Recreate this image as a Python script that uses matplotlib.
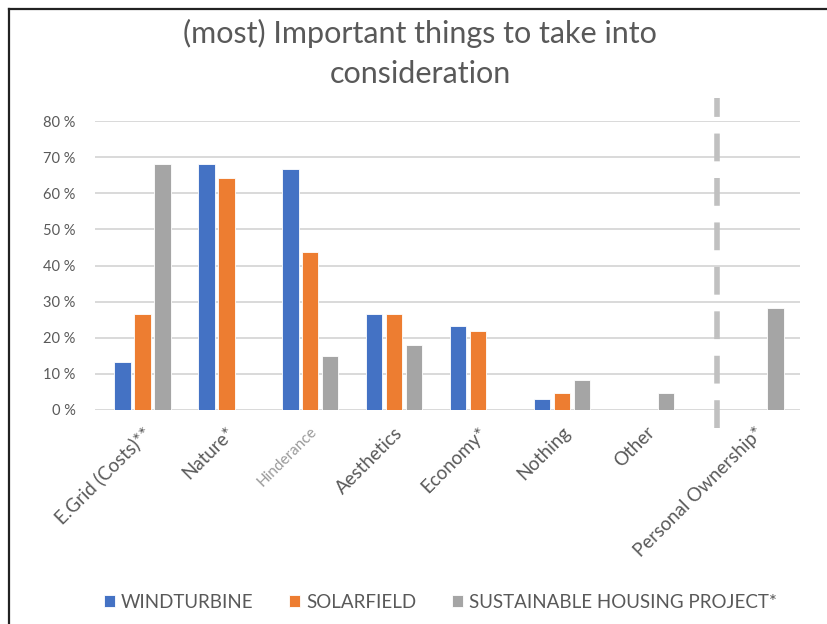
import numpy as np
import matplotlib
matplotlib.use("Agg")
import matplotlib.pyplot as plt
from matplotlib.lines import Line2D

plt.rcParams['font.family'] = ['Lato', 'DejaVu Sans']

categories = ["E.Grid (Costs)**", "Nature*", "Hinderance", "Aesthetics",
              "Economy*", "Nothing", "Other", "Personal Ownership*"]
windturbine = [13.3, 68.0, 66.7, 26.7, 23.3, 3.0, 0.0, 0.0]
solarfield = [26.7, 64.2, 43.8, 26.7, 22.0, 4.8, 0.0, 0.0]
housing = [68.0, 0.0, 15.0, 18.0, 0.0, 8.2, 4.8, 28.1]
series_names = ["WINDTURBINE", "SOLARFIELD", "SUSTAINABLE HOUSING PROJECT*"]
colors = ["#4472C4", "#ED7D31", "#A5A5A5"]
text_grey = "#595959"

# last category sits a little apart, behind the separator
x = np.arange(len(categories), dtype=float)
x[-1] += 0.3
sep_x = 6.85
width = 0.2
step = 0.238

fig = plt.figure(figsize=(8.27, 6.24), dpi=100)
ax = fig.add_axes([0.115, 0.343, 0.852, 0.463])

for i, (vals, name, col) in enumerate(zip([windturbine, solarfield, housing],
                                          series_names, colors)):
    ax.bar(x + (i - 1) * step, vals, width, color=col, label=name,
           edgecolor="white", linewidth=0.6, zorder=3)

ax.set_ylim(0, 80)
ax.set_xlim(-0.56, 7.83)
ax.set_yticks(np.arange(0, 81, 10))
ax.yaxis.set_major_formatter(lambda v, p: f"{v:.0f} %")
ax.grid(axis="y", color="#d9d9d9", linewidth=1.4, zorder=0)
for s in ax.spines.values():
    s.set_visible(False)
ax.tick_params(axis="both", length=0, colors=text_grey)
ax.tick_params(axis="y", pad=14, labelsize=10.5)
ax.tick_params(axis="x", pad=10, labelsize=13.5)

ax.set_xticks(x)
ax.set_xticklabels(categories, rotation=45, ha="right", rotation_mode="anchor")
for lbl in ax.get_xticklabels():
    if lbl.get_text() == "Hinderance":
        lbl.set_color("#9a9a9a")
        lbl.set_fontsize(11)

# separator between the shared questions and the housing-only one
ax.axvline(sep_x, color="white", linewidth=10, zorder=1)
ax.add_line(Line2D([sep_x, sep_x], [-5, 86.5], color="#c0c0c0", linewidth=4,
                   dashes=(5, 3), zorder=2, clip_on=False))

fig.text(0.508, 0.946, "(most) Important things to take into", ha="center",
         va="center", fontsize=22, color=text_grey)
fig.text(0.508, 0.882, "consideration", ha="center", va="center",
         fontsize=22, color=text_grey)

ax.legend(loc="center", bbox_to_anchor=(0.49, -0.665), ncol=3, frameon=False,
          fontsize=13.5, handlelength=0.6, handleheight=0.6, handletextpad=0.3,
          columnspacing=1.9, labelcolor=text_grey)

# outer frame, left and top edges only
fig.add_artist(Line2D([0.011, 0.011], [0, 0.986], color="#222222",
                      linewidth=1.6, transform=fig.transFigure))
fig.add_artist(Line2D([0.011, 1.0], [0.986, 0.986], color="#222222",
                      linewidth=1.6, transform=fig.transFigure))

fig.savefig("out.png", dpi=100)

## Task brief
Copy out each line of the listing that holds "matplotlib".

## Answer
Recreate this image as a Python script that uses matplotlib.
import matplotlib
matplotlib.use("Agg")
import matplotlib.pyplot as plt
from matplotlib.lines import Line2D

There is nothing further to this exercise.